Читаем Избранные статьи полностью

Но пропуски и пробелы в этой книге – это не просто качества стиля, а центральные элементы самой той действительности, о которой говорит Щигел. Очевидный вариант таких пробелов – то навязанное, вынужденное умолчание, которое в социалистической Чехословакии было доведено до настоящей виртуозности. У деятелей «пражской весны» не только отнимали право работать сценаристами, актерами или режиссерами, не только запрещали упоминать их имена, но даже запрещали упоминать название мест, где они жили, или уничтожали здания, где проходили концерты неофициальных музыкантов.

Даже такие неизбежно громкие действия, как взрыв памятника Сталину, требовалось проводить без шума: человеку, которому поручили убрать памятник Сталину, было сказано: «Вы должны уничтожить памятник, но с достоинством».

Часто для умолчания не требовалось особых приказов: «никакого списка фамилий, которые запрещалось писать или произносить вслух, не было, – каждый должен был сам почувствовать, о ком нельзя говорить». И это полудобровольное молчание продолжается до сих пор: многие собеседники Щигела отказываются говорить о прошлом или отделываются безличными фразами вроде «об этом не говорили», «этого не знали», «об этом не спрашивали».

Очевидным ответом на это умолчание, на стирание памяти, казалось бы, должно стать вспоминание, рассказывание, восстановление памяти. Но книга Щигела ведет к другому ответу, менее очевидному: противоположность вынужденного, испуганного молчания – это не столько рассказывание, сколько молчание по собственному выбору, молчание вольное.

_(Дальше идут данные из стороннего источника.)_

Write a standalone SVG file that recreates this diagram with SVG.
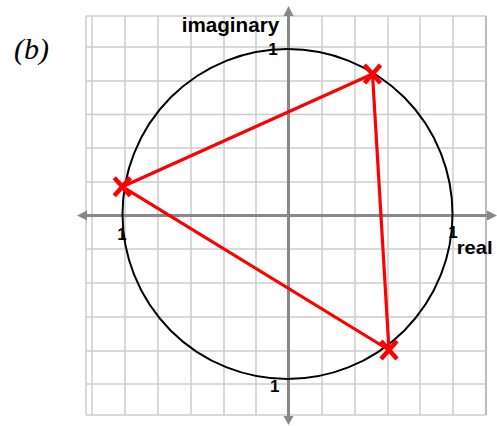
<svg xmlns="http://www.w3.org/2000/svg" width="497" height="426" viewBox="0 0 497 426">
  <style>
    .grid line { stroke: #cccccc; stroke-width: 1.5; }
    .axis { stroke: #888888; stroke-width: 3; }
    .arrow { fill: #888888; }
    .tri { stroke: #ff0000; stroke-width: 3.2; fill: none; stroke-linejoin: round; }
    .cross { stroke: #ff0000; stroke-width: 4.5; stroke-linecap: butt; }
    .lbl { font-family: "Liberation Sans", Arial, sans-serif; font-weight: bold; fill: #000; }
    .one { font-size: 17px; }
  </style>
  <defs>
    <path id="x" class="cross" d="M-8,-9 L8,9 M-8,9 L8,-9"/>
  </defs>
  <rect width="497" height="426" fill="#ffffff"/>
  <g id="grid" class="grid">
    <line x1="86" y1="16" x2="86" y2="415"/>
    <line x1="92" y1="16" x2="92" y2="415"/>
    <line x1="125" y1="16" x2="125" y2="415"/>
    <line x1="158" y1="16" x2="158" y2="415"/>
    <line x1="191" y1="16" x2="191" y2="415"/>
    <line x1="224" y1="16" x2="224" y2="415"/>
    <line x1="256" y1="16" x2="256" y2="415"/>
    <line x1="322" y1="16" x2="322" y2="415"/>
    <line x1="355" y1="16" x2="355" y2="415"/>
    <line x1="388" y1="16" x2="388" y2="415"/>
    <line x1="420" y1="16" x2="420" y2="415"/>
    <line x1="453" y1="16" x2="453" y2="415"/>
    <line x1="486" y1="16" x2="486" y2="415" style="stroke:#bbbbbb;stroke-width:2"/>
    <line x1="86" y1="16" x2="486" y2="16"/>
    <line x1="86" y1="47" x2="486" y2="47"/>
    <line x1="86" y1="81" x2="486" y2="81"/>
    <line x1="86" y1="114.5" x2="486" y2="114.5"/>
    <line x1="86" y1="148" x2="486" y2="148"/>
    <line x1="86" y1="182" x2="486" y2="182"/>
    <line x1="86" y1="249" x2="486" y2="249"/>
    <line x1="86" y1="283" x2="486" y2="283"/>
    <line x1="86" y1="317" x2="486" y2="317"/>
    <line x1="86" y1="351" x2="486" y2="351"/>
    <line x1="86" y1="384" x2="486" y2="384"/>
    <line x1="86" y1="415" x2="486" y2="415"/>
  </g>
  <g id="axes">
    <line class="axis" x1="86" y1="215.5" x2="488" y2="215.5"/>
    <polygon class="arrow" points="77,215.5 87,210.5 87,220.5"/>
    <polygon class="arrow" points="497,215.5 487,210.5 487,220.5"/>
    <line class="axis" x1="288.5" y1="15" x2="288.5" y2="417"/>
    <polygon class="arrow" points="288.5,6 283.5,16 293.5,16"/>
    <polygon class="arrow" points="288.5,425 283.5,416 293.5,416"/>
  </g>
  <g id="unit-circle">
    <circle cx="287.5" cy="214" r="165" fill="none" stroke="#000000" stroke-width="2"/>
  </g>
  <g id="connectors">
    <polygon class="tri" points="372.5,74 122.3,186.7 389,350"/>
  </g>
  <g id="p1"><use href="#x" x="372.5" y="74"/></g>
  <g id="p2"><use href="#x" x="122.3" y="186.7"/></g>
  <g id="p3"><use href="#x" x="389" y="350"/></g>
  <g id="labels">
    <text x="14" y="59" font-family="'Liberation Serif', 'Times New Roman', serif" font-style="italic" font-size="30">(b)</text>
    <text class="lbl" x="181.7" y="31.7" font-size="19.5" textLength="97.5" lengthAdjust="spacingAndGlyphs">imaginary</text>
    <text class="lbl" x="456.7" y="254" font-size="19" textLength="36" lengthAdjust="spacingAndGlyphs">real</text>
    <text class="lbl one" x="268.2" y="55">1</text>
    <text class="lbl one" x="448.2" y="237.5">1</text>
    <text class="lbl one" x="270" y="391.5">1</text>
    <text class="lbl one" x="117.2" y="240">1</text>
  </g>
</svg>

Короткий очерк «Госпожа Неимитация» начинается с описания туристского культа Кафки: ненастоящее гетто, ненастоящий дом, где Кафка родился, ненастоящий старинный ресторан, а рядом с этими подделками и новоделами живет настоящая племянница Кафки, дочь его сестры Оттлы – Вера С. Но очерк не о подлинной истории в противовес поддельной, а о подлинности отказа от любых историй, о праве на такой отказ. «Она не дала ни одного интервью. Отказывает всем без исключения – даже американскому телевидению не удалось купить ее откровения». Она скрывает свой номер, адрес, не отвечает на письма. Щигел пишет об этом не с журналистской досадой на то, что ее молчание лишает нас ценнейших сведений, а с преклонением перед человеком, который под напором мощных сил, лезущих человеку в душу, защищает свое право не говорить.

Суть этого напора при коммунистах и после коммунистов одна и та же. После рассказа о пленках с разговорами Прохазки Щигел помещает короткий очерк о том, как самая популярная в посткоммунистической Чехии газета «Блеск» следит за личной жизнью главной чешской звезды – певицы Гелены Вондрачковой – и пишет о ее зубах, разводах, о будто бы бывшем когда-то аборте. «Чем это отличается от методов, практикуемых коммунистическими спецслужбами? – спрашиваю я».

Между вольным и испуганным молчанием нет пропасти – и в очерках Щигела встречаются чуть ли не все возможные промежуточные оттенки, но главное – про другого человека часто нельзя знать, молчит ли он от страха, от отчаяния или от гордости, и потому нельзя требовать, чтобы он свое молчание нарушил. И вся книга Щигела, в сущности, о том, что чужое молчание выше нашего желания знать – выше и в жизни, и даже как стилистический прием.


май 2010

«Дневник» Витольда Гомбровича

Выражение «как у Гомбровича» по-русски ничего не значит. В СССР о нем не было слышно; понятно, что его – эмигранта и, как он сам себя называл, «предателя и провокатора» – не издавали, но он не входил даже и в общеинтеллигентский список отнятых у нас цензурой заграничных авторов.

Практически сразу после отмены цензуры, в самом начале 1990-х годов, у нас вышли его романы: «Фердидурка», «Порнография», «Транс-Атлантик», по – том и «Космос» – но кто их прочел, тот прочел, а нечитавшие об их авторе и не слышали. Поскольку культурное сознание – это сознание именно тех, кто сам не читал, но слышал звон, то можно сказать, что в нашем культурном сознании Гомбровича до сих пор нет. И это обидно, потому что Гомбрович – прямо-таки необходимая здесь фигура. И эта необходимость особенно ясна из его лучшей книги – восьмисотстраничного «Дневника», который он вел в Буэнос-Айресе в 1950–1960-е годы и который наконец вышел по-русски (в блестящем, как всегда, переводе Юрия Чайникова).